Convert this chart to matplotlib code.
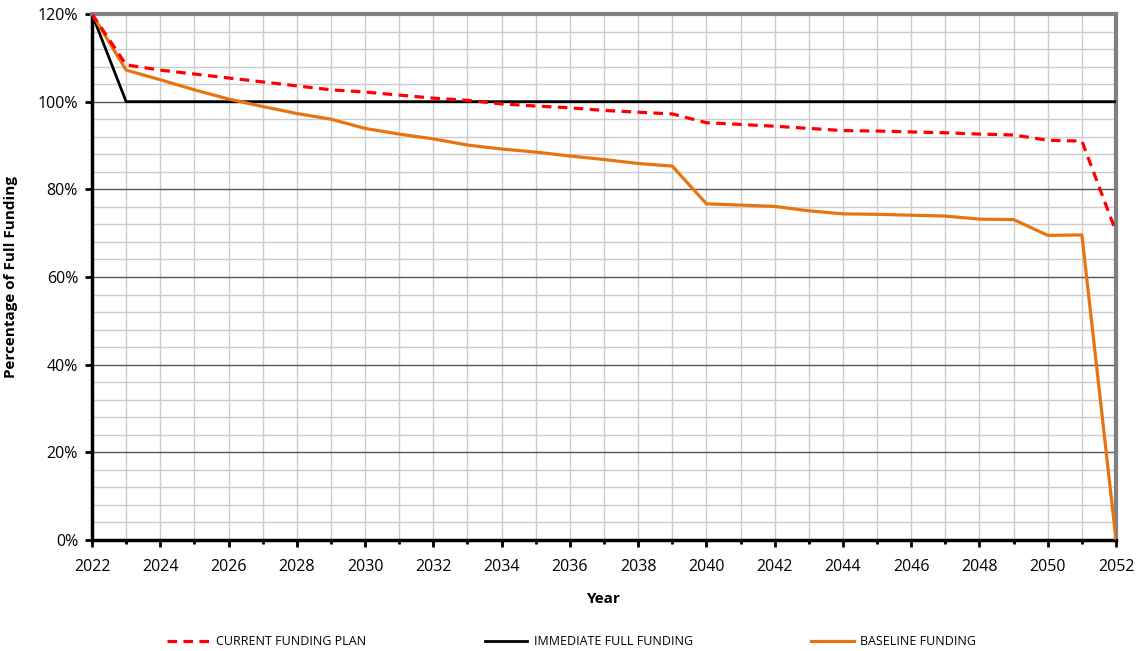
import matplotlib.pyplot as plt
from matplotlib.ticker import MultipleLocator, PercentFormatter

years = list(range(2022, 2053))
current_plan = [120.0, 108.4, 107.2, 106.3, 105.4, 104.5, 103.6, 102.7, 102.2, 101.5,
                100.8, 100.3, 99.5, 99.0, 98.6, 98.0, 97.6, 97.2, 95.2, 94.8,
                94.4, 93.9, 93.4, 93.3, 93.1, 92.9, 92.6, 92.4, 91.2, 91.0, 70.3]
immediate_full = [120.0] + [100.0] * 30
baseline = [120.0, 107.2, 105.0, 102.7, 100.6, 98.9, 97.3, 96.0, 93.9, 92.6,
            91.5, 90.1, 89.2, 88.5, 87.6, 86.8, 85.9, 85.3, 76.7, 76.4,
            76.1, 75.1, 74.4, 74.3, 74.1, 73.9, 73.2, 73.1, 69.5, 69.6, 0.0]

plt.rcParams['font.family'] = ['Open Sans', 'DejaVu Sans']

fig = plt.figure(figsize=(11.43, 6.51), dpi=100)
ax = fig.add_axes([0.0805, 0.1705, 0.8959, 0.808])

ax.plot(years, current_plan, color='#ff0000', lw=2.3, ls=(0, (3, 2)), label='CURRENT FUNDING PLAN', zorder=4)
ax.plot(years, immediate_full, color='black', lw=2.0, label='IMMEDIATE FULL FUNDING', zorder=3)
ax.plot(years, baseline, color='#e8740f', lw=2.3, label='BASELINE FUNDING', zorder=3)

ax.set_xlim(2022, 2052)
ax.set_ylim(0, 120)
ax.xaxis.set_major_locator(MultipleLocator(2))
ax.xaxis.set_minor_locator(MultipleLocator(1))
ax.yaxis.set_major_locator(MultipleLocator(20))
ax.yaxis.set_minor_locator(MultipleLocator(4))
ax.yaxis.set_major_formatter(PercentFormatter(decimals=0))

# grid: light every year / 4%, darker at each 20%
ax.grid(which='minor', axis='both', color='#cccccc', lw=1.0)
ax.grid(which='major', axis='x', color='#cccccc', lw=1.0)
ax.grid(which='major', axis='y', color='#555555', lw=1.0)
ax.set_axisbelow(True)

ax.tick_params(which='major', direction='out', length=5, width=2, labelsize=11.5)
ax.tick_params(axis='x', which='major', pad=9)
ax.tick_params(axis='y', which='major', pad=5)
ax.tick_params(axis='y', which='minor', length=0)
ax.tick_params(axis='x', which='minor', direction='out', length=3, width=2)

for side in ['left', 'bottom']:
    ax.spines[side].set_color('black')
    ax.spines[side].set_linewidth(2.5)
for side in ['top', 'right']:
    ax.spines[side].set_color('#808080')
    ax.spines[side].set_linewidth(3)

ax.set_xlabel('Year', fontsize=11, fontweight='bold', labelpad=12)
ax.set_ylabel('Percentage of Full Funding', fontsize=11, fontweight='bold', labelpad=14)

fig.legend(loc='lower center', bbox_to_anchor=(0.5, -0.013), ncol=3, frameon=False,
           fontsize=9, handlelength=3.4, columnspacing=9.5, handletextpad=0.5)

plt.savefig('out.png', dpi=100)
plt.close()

(EXERCISE) Scan the lines for the string "matplotlib". Copy out each line that matches.

(TASK SOLUTION)
Convert this chart to matplotlib code.
import matplotlib.pyplot as plt
from matplotlib.ticker import MultipleLocator, PercentFormatter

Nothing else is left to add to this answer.